:: DATA SUPPLIED ::
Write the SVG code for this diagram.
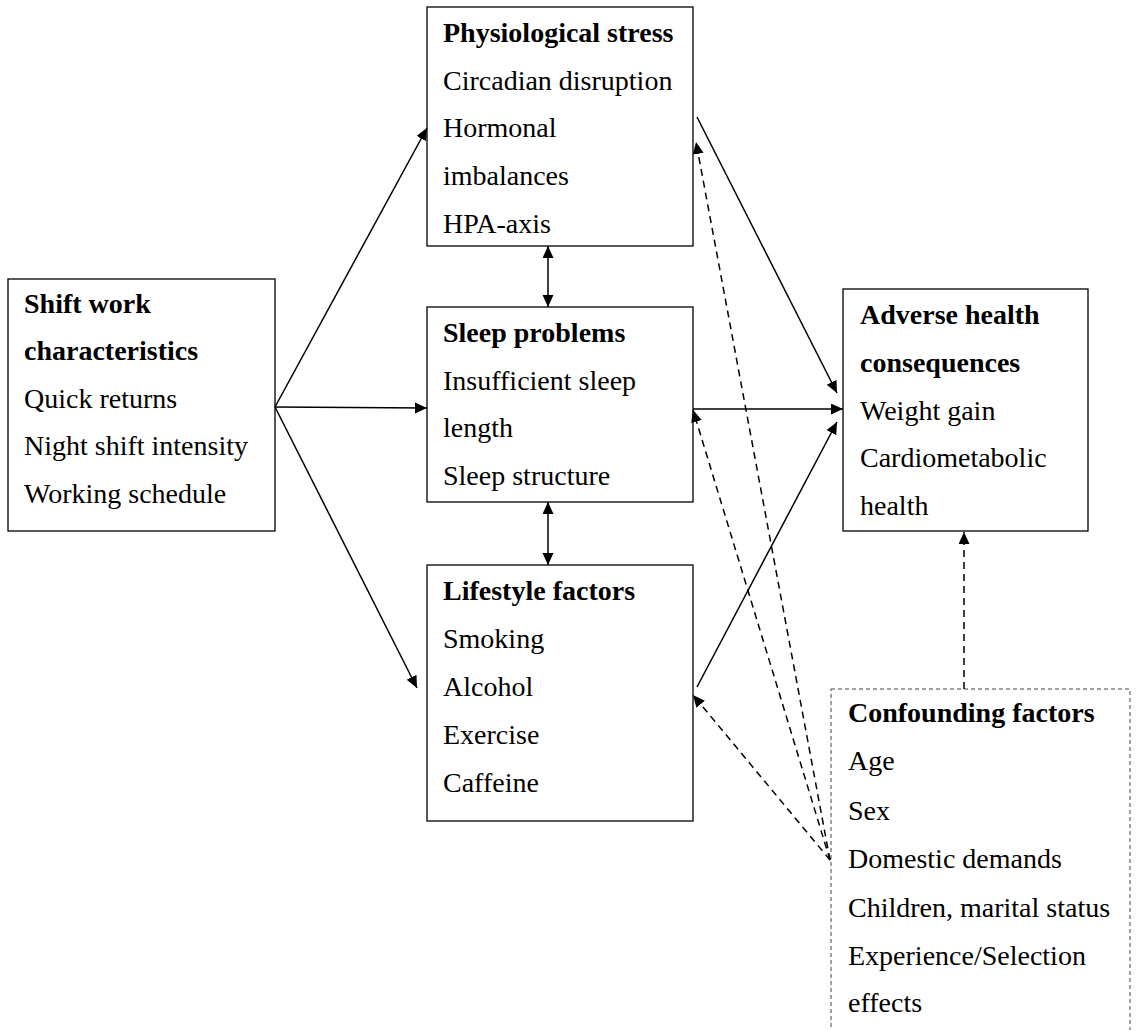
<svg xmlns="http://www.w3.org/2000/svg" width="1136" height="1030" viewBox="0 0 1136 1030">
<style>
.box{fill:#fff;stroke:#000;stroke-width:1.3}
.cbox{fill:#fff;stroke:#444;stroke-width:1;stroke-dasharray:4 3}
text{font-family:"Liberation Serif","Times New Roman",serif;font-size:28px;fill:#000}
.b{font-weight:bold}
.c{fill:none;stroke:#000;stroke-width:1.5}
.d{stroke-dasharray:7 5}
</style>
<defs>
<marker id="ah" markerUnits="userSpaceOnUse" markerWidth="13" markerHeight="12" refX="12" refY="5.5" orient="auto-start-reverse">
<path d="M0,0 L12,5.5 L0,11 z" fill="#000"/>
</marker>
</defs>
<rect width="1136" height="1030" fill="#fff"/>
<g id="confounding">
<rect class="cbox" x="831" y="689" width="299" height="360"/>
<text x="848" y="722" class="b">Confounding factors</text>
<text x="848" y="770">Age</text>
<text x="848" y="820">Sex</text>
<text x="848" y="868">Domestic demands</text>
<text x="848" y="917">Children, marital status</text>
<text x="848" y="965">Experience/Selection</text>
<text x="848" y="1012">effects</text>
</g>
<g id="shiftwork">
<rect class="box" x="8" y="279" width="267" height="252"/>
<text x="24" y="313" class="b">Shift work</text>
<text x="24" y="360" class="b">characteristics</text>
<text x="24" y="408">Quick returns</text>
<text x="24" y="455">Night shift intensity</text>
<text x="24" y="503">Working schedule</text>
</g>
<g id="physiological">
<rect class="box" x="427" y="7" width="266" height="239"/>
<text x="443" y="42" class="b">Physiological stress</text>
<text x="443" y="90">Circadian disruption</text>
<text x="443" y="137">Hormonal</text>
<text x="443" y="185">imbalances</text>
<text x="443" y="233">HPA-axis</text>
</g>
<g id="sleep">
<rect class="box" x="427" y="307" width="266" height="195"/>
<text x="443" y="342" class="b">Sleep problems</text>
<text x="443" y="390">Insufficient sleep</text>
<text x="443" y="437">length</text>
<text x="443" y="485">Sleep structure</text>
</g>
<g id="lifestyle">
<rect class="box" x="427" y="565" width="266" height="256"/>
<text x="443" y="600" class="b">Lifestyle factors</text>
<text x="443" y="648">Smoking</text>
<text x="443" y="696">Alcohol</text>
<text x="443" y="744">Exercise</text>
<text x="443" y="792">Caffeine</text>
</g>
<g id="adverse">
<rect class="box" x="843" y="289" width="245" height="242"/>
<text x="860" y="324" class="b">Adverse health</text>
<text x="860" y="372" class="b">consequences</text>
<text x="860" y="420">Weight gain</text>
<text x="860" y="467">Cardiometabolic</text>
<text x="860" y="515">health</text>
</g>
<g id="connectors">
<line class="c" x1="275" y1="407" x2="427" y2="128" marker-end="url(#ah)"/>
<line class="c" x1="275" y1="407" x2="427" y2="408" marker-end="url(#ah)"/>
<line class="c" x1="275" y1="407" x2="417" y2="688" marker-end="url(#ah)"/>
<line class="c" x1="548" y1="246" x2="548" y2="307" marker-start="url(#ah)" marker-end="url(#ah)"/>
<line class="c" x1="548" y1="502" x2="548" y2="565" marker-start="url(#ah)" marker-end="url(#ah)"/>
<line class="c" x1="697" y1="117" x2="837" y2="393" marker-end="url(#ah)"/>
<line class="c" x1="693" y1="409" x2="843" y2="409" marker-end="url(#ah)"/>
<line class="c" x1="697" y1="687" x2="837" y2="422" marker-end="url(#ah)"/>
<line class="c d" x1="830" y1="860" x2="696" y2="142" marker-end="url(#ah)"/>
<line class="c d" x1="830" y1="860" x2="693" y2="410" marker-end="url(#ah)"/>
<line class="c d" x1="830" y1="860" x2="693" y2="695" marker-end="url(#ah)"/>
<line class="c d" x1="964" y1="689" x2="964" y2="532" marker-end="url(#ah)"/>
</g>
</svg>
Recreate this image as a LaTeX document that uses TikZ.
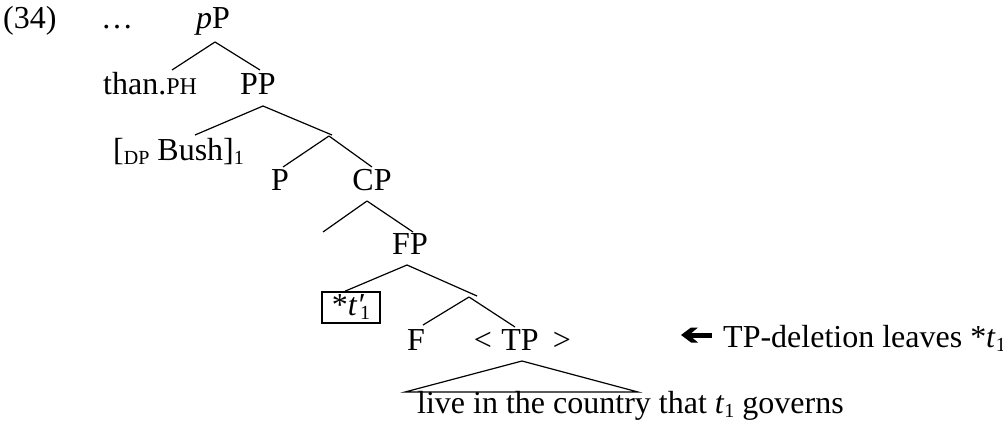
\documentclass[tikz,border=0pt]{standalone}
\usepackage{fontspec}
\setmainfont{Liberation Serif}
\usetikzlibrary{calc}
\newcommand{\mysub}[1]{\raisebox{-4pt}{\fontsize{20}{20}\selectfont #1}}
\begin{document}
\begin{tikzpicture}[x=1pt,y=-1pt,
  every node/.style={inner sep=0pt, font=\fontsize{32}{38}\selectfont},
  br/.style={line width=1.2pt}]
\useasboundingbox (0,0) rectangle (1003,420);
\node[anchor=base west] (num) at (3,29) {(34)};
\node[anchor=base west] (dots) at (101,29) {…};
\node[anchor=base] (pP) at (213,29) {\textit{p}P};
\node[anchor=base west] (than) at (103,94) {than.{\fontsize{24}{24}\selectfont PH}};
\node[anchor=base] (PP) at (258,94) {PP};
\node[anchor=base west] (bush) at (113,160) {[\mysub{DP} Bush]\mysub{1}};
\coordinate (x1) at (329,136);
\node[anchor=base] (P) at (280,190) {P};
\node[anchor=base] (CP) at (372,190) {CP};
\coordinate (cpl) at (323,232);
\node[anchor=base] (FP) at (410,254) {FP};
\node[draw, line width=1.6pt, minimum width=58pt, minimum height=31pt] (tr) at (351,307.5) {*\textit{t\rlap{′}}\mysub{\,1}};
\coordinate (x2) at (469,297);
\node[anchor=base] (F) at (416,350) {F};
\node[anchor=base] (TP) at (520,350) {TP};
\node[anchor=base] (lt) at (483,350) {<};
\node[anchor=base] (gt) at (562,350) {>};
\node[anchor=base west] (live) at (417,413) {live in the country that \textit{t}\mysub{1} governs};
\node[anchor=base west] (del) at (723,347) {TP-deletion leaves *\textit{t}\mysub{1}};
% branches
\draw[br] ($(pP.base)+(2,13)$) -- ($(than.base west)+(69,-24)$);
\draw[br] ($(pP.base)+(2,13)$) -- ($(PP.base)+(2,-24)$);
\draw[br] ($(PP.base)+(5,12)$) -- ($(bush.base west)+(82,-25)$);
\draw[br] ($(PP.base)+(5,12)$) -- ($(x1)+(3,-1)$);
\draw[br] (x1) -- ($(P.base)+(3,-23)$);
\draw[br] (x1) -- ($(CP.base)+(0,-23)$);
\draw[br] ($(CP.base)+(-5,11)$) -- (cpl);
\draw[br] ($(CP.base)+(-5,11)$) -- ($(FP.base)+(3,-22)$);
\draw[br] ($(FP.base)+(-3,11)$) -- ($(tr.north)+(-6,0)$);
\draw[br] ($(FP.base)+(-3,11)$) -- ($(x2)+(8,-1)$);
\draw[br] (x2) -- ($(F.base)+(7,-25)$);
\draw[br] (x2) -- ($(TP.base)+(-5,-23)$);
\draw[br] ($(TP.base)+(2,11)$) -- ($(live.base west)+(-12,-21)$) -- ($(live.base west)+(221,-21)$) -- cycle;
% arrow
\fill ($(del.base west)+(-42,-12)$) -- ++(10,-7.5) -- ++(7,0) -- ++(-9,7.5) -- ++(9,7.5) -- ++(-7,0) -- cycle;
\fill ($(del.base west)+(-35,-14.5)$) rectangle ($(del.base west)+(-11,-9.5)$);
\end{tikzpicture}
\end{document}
:::
TASK BRIEF: Exact duplication of all the records is required; pictures are omitted from the copy.

OUTPUT OF THE EXERCISE:
Write the SVG code for this diagram.
<svg xmlns="http://www.w3.org/2000/svg" width="1136" height="1030" viewBox="0 0 1136 1030">
<style>
.box{fill:#fff;stroke:#000;stroke-width:1.3}
.cbox{fill:#fff;stroke:#444;stroke-width:1;stroke-dasharray:4 3}
text{font-family:"Liberation Serif","Times New Roman",serif;font-size:28px;fill:#000}
.b{font-weight:bold}
.c{fill:none;stroke:#000;stroke-width:1.5}
.d{stroke-dasharray:7 5}
</style>
<defs>
<marker id="ah" markerUnits="userSpaceOnUse" markerWidth="13" markerHeight="12" refX="12" refY="5.5" orient="auto-start-reverse">
<path d="M0,0 L12,5.5 L0,11 z" fill="#000"/>
</marker>
</defs>
<rect width="1136" height="1030" fill="#fff"/>
<g id="confounding">
<rect class="cbox" x="831" y="689" width="299" height="360"/>
<text x="848" y="722" class="b">Confounding factors</text>
<text x="848" y="770">Age</text>
<text x="848" y="820">Sex</text>
<text x="848" y="868">Domestic demands</text>
<text x="848" y="917">Children, marital status</text>
<text x="848" y="965">Experience/Selection</text>
<text x="848" y="1012">effects</text>
</g>
<g id="shiftwork">
<rect class="box" x="8" y="279" width="267" height="252"/>
<text x="24" y="313" class="b">Shift work</text>
<text x="24" y="360" class="b">characteristics</text>
<text x="24" y="408">Quick returns</text>
<text x="24" y="455">Night shift intensity</text>
<text x="24" y="503">Working schedule</text>
</g>
<g id="physiological">
<rect class="box" x="427" y="7" width="266" height="239"/>
<text x="443" y="42" class="b">Physiological stress</text>
<text x="443" y="90">Circadian disruption</text>
<text x="443" y="137">Hormonal</text>
<text x="443" y="185">imbalances</text>
<text x="443" y="233">HPA-axis</text>
</g>
<g id="sleep">
<rect class="box" x="427" y="307" width="266" height="195"/>
<text x="443" y="342" class="b">Sleep problems</text>
<text x="443" y="390">Insufficient sleep</text>
<text x="443" y="437">length</text>
<text x="443" y="485">Sleep structure</text>
</g>
<g id="lifestyle">
<rect class="box" x="427" y="565" width="266" height="256"/>
<text x="443" y="600" class="b">Lifestyle factors</text>
<text x="443" y="648">Smoking</text>
<text x="443" y="696">Alcohol</text>
<text x="443" y="744">Exercise</text>
<text x="443" y="792">Caffeine</text>
</g>
<g id="adverse">
<rect class="box" x="843" y="289" width="245" height="242"/>
<text x="860" y="324" class="b">Adverse health</text>
<text x="860" y="372" class="b">consequences</text>
<text x="860" y="420">Weight gain</text>
<text x="860" y="467">Cardiometabolic</text>
<text x="860" y="515">health</text>
</g>
<g id="connectors">
<line class="c" x1="275" y1="407" x2="427" y2="128" marker-end="url(#ah)"/>
<line class="c" x1="275" y1="407" x2="427" y2="408" marker-end="url(#ah)"/>
<line class="c" x1="275" y1="407" x2="417" y2="688" marker-end="url(#ah)"/>
<line class="c" x1="548" y1="246" x2="548" y2="307" marker-start="url(#ah)" marker-end="url(#ah)"/>
<line class="c" x1="548" y1="502" x2="548" y2="565" marker-start="url(#ah)" marker-end="url(#ah)"/>
<line class="c" x1="697" y1="117" x2="837" y2="393" marker-end="url(#ah)"/>
<line class="c" x1="693" y1="409" x2="843" y2="409" marker-end="url(#ah)"/>
<line class="c" x1="697" y1="687" x2="837" y2="422" marker-end="url(#ah)"/>
<line class="c d" x1="830" y1="860" x2="696" y2="142" marker-end="url(#ah)"/>
<line class="c d" x1="830" y1="860" x2="693" y2="410" marker-end="url(#ah)"/>
<line class="c d" x1="830" y1="860" x2="693" y2="695" marker-end="url(#ah)"/>
<line class="c d" x1="964" y1="689" x2="964" y2="532" marker-end="url(#ah)"/>
</g>
</svg>
Recreate this image as a LaTeX document that uses TikZ.
\documentclass[tikz,border=0pt]{standalone}
\usepackage{fontspec}
\setmainfont{Liberation Serif}
\usetikzlibrary{calc}
\newcommand{\mysub}[1]{\raisebox{-4pt}{\fontsize{20}{20}\selectfont #1}}
\begin{document}
\begin{tikzpicture}[x=1pt,y=-1pt,
  every node/.style={inner sep=0pt, font=\fontsize{32}{38}\selectfont},
  br/.style={line width=1.2pt}]
\useasboundingbox (0,0) rectangle (1003,420);
\node[anchor=base west] (num) at (3,29) {(34)};
\node[anchor=base west] (dots) at (101,29) {…};
\node[anchor=base] (pP) at (213,29) {\textit{p}P};
\node[anchor=base west] (than) at (103,94) {than.{\fontsize{24}{24}\selectfont PH}};
\node[anchor=base] (PP) at (258,94) {PP};
\node[anchor=base west] (bush) at (113,160) {[\mysub{DP} Bush]\mysub{1}};
\coordinate (x1) at (329,136);
\node[anchor=base] (P) at (280,190) {P};
\node[anchor=base] (CP) at (372,190) {CP};
\coordinate (cpl) at (323,232);
\node[anchor=base] (FP) at (410,254) {FP};
\node[draw, line width=1.6pt, minimum width=58pt, minimum height=31pt] (tr) at (351,307.5) {*\textit{t\rlap{′}}\mysub{\,1}};
\coordinate (x2) at (469,297);
\node[anchor=base] (F) at (416,350) {F};
\node[anchor=base] (TP) at (520,350) {TP};
\node[anchor=base] (lt) at (483,350) {<};
\node[anchor=base] (gt) at (562,350) {>};
\node[anchor=base west] (live) at (417,413) {live in the country that \textit{t}\mysub{1} governs};
\node[anchor=base west] (del) at (723,347) {TP-deletion leaves *\textit{t}\mysub{1}};
% branches
\draw[br] ($(pP.base)+(2,13)$) -- ($(than.base west)+(69,-24)$);
\draw[br] ($(pP.base)+(2,13)$) -- ($(PP.base)+(2,-24)$);
\draw[br] ($(PP.base)+(5,12)$) -- ($(bush.base west)+(82,-25)$);
\draw[br] ($(PP.base)+(5,12)$) -- ($(x1)+(3,-1)$);
\draw[br] (x1) -- ($(P.base)+(3,-23)$);
\draw[br] (x1) -- ($(CP.base)+(0,-23)$);
\draw[br] ($(CP.base)+(-5,11)$) -- (cpl);
\draw[br] ($(CP.base)+(-5,11)$) -- ($(FP.base)+(3,-22)$);
\draw[br] ($(FP.base)+(-3,11)$) -- ($(tr.north)+(-6,0)$);
\draw[br] ($(FP.base)+(-3,11)$) -- ($(x2)+(8,-1)$);
\draw[br] (x2) -- ($(F.base)+(7,-25)$);
\draw[br] (x2) -- ($(TP.base)+(-5,-23)$);
\draw[br] ($(TP.base)+(2,11)$) -- ($(live.base west)+(-12,-21)$) -- ($(live.base west)+(221,-21)$) -- cycle;
% arrow
\fill ($(del.base west)+(-42,-12)$) -- ++(10,-7.5) -- ++(7,0) -- ++(-9,7.5) -- ++(9,7.5) -- ++(-7,0) -- cycle;
\fill ($(del.base west)+(-35,-14.5)$) rectangle ($(del.base west)+(-11,-9.5)$);
\end{tikzpicture}
\end{document}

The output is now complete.